All creatures are different, they like different things,
Some creatures have spikes, while others have wings,
It's the same with people - so stand out from the crowd,
Be like Unique - be yourself and be proud!
Personally I thought the story/poem sucked but I’m also not 5 however Ra-Ra loved it but she is obsessed with unicorns. This to me really let’s kids know that you can be what ever you want to be when you grow up and you shouldn’t let other people dampen your spirits, rather than reinforcing positive mental health.
I’ve had very low esteem and confidence since I can remember and I worry that I am not helping instil a positive base for her mental health because mine is so poor. I know that my lack of patience is something that I have to work on when it comes to letting her know that I really am proud of her rather than pointing out what she could have done differently; I just have to remember she is 5 and has the attention span of a gnat right now.
With my Body Dysmorphia Disorder my main concern was that she was going to learn my atrocious behaviour when it comes to food and how I view my body. Hence I went to the Drs the minute it escalated for myself; she has already come home and asked if she looked fat. FAT she is a bloody twig and no child or adult should ask if their body is anything less than perfect. This is something both 00Steve and I try to reinforce by trying not to judge others on their appearance especially when the kids are around.
00Steve and I always said we wouldn’t say our kids were naughty BUT that they were being naughty. It may seem like the same thing but the slight change of words seriously makes the whole difference. It changes the subject from the child to the behaviour – this means the child learns the behaviour becomes the negative rather than themselves. There is a theory that if a child is told they are naughty repeatedly they believe that is just them and they use it as an excuse.
Giving children lots of love and positive encouragement is never and I repeat never a bad thing. It doesn’t cause a child being spoilt, it creates a child that knows their worth and can take pride in their accomplishments. Never letting a child know the worth of a pound and not teaching good work ethic is what creates a spoilt child.

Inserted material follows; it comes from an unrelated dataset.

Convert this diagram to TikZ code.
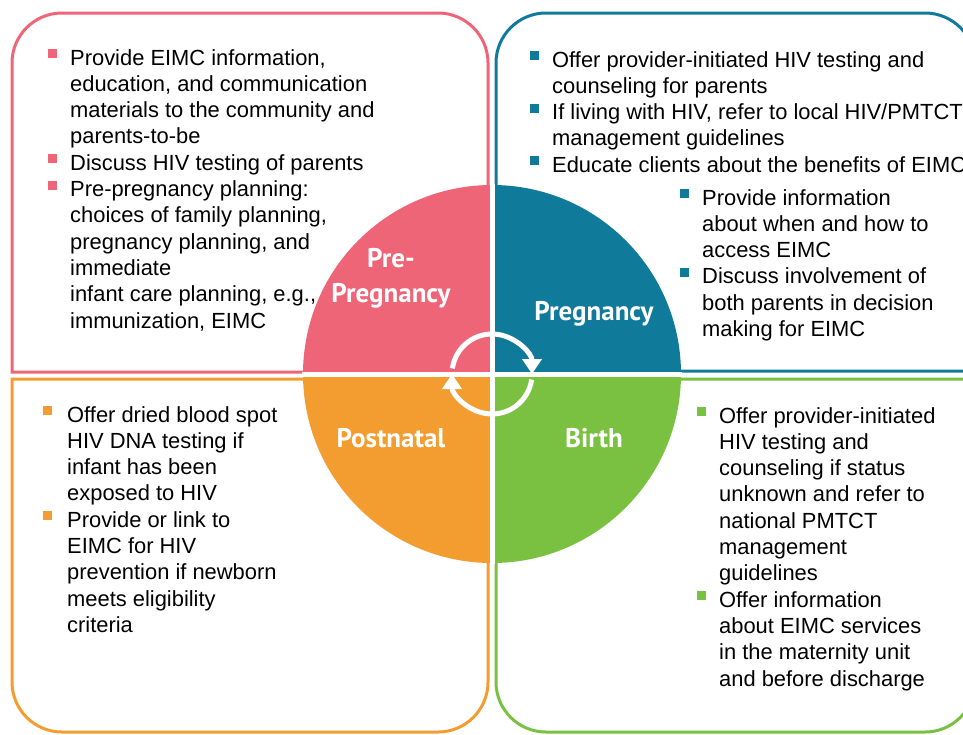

We are hearing more and more about younger children self harming or even committing suicide and it is clear that mental health doesn’t just affect everybody but also at any age. There was an article I read recently on Facebook that spoke about how anxiety can manifest in children which you can read here. You may remember how stressed out you felt at exam time because there was so much pressure on you to do well? Just imagine how much easier you would have remembered things if you didn’t have that added pressure; probably either better or at least you would have felt more comfortable sitting the exam. I fully believe that schools and some parents need to dial down the pressure especially since you can retake exams now.
Even though I didn’t think much of the story used by my daughter’s school I am incredibly impressed that they are covering positive mental health at such a young age – most of the kids at the time were 4 years old! Looking at our own backgrounds and knowing what are strengths and weaknesses are can be beneficial to our children as is working in partnership with the other parent or other family members. For instance patience (with kids) like I said isn’t my strong suit but it 00Steve it most definitely is. So we like to think we even out and work well as a team.
What things do you think would help children foster good mental health and healthy coping techniques as they grow older?